Images are not part of the copy; transcribe all the data exactly.

> [Provided material]

• • •

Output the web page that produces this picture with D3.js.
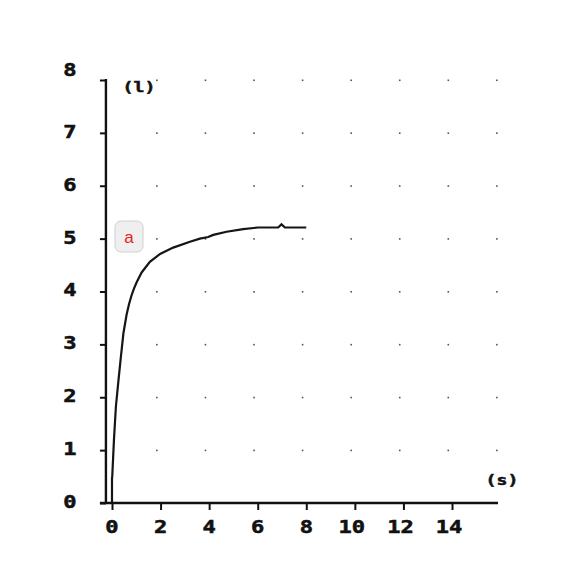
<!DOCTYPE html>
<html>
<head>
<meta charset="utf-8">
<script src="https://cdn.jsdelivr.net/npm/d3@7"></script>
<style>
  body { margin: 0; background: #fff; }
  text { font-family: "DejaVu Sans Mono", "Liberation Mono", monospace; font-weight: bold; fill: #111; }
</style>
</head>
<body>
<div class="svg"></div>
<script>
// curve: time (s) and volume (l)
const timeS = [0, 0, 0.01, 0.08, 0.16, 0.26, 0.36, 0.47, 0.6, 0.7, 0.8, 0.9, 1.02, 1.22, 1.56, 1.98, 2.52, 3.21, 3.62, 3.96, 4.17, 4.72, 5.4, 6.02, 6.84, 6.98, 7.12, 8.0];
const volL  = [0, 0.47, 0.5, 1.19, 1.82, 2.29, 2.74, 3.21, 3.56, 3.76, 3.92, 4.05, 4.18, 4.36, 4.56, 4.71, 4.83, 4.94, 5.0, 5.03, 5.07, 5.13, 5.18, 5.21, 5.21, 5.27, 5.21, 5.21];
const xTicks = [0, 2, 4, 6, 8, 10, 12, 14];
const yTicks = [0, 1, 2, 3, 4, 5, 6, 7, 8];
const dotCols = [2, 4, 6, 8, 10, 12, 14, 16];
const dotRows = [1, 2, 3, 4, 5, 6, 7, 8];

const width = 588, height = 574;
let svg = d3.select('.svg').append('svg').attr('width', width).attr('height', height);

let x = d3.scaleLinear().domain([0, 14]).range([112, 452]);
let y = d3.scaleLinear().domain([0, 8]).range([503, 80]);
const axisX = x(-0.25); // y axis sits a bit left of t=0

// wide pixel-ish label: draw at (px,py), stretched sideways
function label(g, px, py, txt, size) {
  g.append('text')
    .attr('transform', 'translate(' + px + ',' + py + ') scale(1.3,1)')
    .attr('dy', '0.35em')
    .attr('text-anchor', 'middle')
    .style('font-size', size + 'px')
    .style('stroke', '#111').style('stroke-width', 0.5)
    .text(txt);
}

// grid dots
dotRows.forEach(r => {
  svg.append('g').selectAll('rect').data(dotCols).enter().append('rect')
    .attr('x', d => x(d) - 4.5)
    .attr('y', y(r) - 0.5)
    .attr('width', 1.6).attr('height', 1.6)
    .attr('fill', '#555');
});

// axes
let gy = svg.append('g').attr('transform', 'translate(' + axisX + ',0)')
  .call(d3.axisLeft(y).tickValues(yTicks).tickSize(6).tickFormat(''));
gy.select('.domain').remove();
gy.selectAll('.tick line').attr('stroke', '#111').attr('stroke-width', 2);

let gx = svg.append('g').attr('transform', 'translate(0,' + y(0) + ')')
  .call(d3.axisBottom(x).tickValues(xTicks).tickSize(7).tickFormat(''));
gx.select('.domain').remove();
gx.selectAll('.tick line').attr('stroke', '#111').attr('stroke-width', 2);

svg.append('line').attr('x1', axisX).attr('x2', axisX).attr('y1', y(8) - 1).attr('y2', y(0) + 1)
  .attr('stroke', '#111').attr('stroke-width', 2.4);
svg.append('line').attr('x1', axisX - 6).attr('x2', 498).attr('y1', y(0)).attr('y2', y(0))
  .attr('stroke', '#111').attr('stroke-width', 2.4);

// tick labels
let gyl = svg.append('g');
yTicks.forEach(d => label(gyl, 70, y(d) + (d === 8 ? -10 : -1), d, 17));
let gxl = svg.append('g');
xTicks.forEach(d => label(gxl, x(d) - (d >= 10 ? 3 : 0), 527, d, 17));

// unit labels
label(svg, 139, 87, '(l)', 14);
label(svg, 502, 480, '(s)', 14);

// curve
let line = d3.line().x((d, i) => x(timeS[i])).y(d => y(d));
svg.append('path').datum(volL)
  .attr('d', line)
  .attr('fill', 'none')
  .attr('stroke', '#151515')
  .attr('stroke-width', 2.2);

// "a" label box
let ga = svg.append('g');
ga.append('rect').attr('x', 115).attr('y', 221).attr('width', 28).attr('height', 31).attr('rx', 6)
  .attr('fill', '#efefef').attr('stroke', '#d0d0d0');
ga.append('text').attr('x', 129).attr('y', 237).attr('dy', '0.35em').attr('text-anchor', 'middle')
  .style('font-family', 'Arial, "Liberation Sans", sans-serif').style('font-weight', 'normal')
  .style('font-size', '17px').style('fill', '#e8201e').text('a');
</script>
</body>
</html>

• • •

> [The solution]
Output the web page that produces this picture with D3.js.
<!DOCTYPE html>
<html>
<head>
<meta charset="utf-8">
<script src="https://cdn.jsdelivr.net/npm/d3@7"></script>
<style>
  body { margin: 0; background: #fff; }
  text { font-family: "DejaVu Sans Mono", "Liberation Mono", monospace; font-weight: bold; fill: #111; }
</style>
</head>
<body>
<div class="svg"></div>
<script>
// curve: time (s) and volume (l)
const timeS = [0, 0, 0.01, 0.08, 0.16, 0.26, 0.36, 0.47, 0.6, 0.7, 0.8, 0.9, 1.02, 1.22, 1.56, 1.98, 2.52, 3.21, 3.62, 3.96, 4.17, 4.72, 5.4, 6.02, 6.84, 6.98, 7.12, 8.0];
const volL  = [0, 0.47, 0.5, 1.19, 1.82, 2.29, 2.74, 3.21, 3.56, 3.76, 3.92, 4.05, 4.18, 4.36, 4.56, 4.71, 4.83, 4.94, 5.0, 5.03, 5.07, 5.13, 5.18, 5.21, 5.21, 5.27, 5.21, 5.21];
const xTicks = [0, 2, 4, 6, 8, 10, 12, 14];
const yTicks = [0, 1, 2, 3, 4, 5, 6, 7, 8];
const dotCols = [2, 4, 6, 8, 10, 12, 14, 16];
const dotRows = [1, 2, 3, 4, 5, 6, 7, 8];

const width = 588, height = 574;
let svg = d3.select('.svg').append('svg').attr('width', width).attr('height', height);

let x = d3.scaleLinear().domain([0, 14]).range([112, 452]);
let y = d3.scaleLinear().domain([0, 8]).range([503, 80]);
const axisX = x(-0.25); // y axis sits a bit left of t=0

// wide pixel-ish label: draw at (px,py), stretched sideways
function label(g, px, py, txt, size) {
  g.append('text')
    .attr('transform', 'translate(' + px + ',' + py + ') scale(1.3,1)')
    .attr('dy', '0.35em')
    .attr('text-anchor', 'middle')
    .style('font-size', size + 'px')
    .style('stroke', '#111').style('stroke-width', 0.5)
    .text(txt);
}

// grid dots
dotRows.forEach(r => {
  svg.append('g').selectAll('rect').data(dotCols).enter().append('rect')
    .attr('x', d => x(d) - 4.5)
    .attr('y', y(r) - 0.5)
    .attr('width', 1.6).attr('height', 1.6)
    .attr('fill', '#555');
});

// axes
let gy = svg.append('g').attr('transform', 'translate(' + axisX + ',0)')
  .call(d3.axisLeft(y).tickValues(yTicks).tickSize(6).tickFormat(''));
gy.select('.domain').remove();
gy.selectAll('.tick line').attr('stroke', '#111').attr('stroke-width', 2);

let gx = svg.append('g').attr('transform', 'translate(0,' + y(0) + ')')
  .call(d3.axisBottom(x).tickValues(xTicks).tickSize(7).tickFormat(''));
gx.select('.domain').remove();
gx.selectAll('.tick line').attr('stroke', '#111').attr('stroke-width', 2);

svg.append('line').attr('x1', axisX).attr('x2', axisX).attr('y1', y(8) - 1).attr('y2', y(0) + 1)
  .attr('stroke', '#111').attr('stroke-width', 2.4);
svg.append('line').attr('x1', axisX - 6).attr('x2', 498).attr('y1', y(0)).attr('y2', y(0))
  .attr('stroke', '#111').attr('stroke-width', 2.4);

// tick labels
let gyl = svg.append('g');
yTicks.forEach(d => label(gyl, 70, y(d) + (d === 8 ? -10 : -1), d, 17));
let gxl = svg.append('g');
xTicks.forEach(d => label(gxl, x(d) - (d >= 10 ? 3 : 0), 527, d, 17));

// unit labels
label(svg, 139, 87, '(l)', 14);
label(svg, 502, 480, '(s)', 14);

// curve
let line = d3.line().x((d, i) => x(timeS[i])).y(d => y(d));
svg.append('path').datum(volL)
  .attr('d', line)
  .attr('fill', 'none')
  .attr('stroke', '#151515')
  .attr('stroke-width', 2.2);

// "a" label box
let ga = svg.append('g');
ga.append('rect').attr('x', 115).attr('y', 221).attr('width', 28).attr('height', 31).attr('rx', 6)
  .attr('fill', '#efefef').attr('stroke', '#d0d0d0');
ga.append('text').attr('x', 129).attr('y', 237).attr('dy', '0.35em').attr('text-anchor', 'middle')
  .style('font-family', 'Arial, "Liberation Sans", sans-serif').style('font-weight', 'normal')
  .style('font-size', '17px').style('fill', '#e8201e').text('a');
</script>
</body>
</html>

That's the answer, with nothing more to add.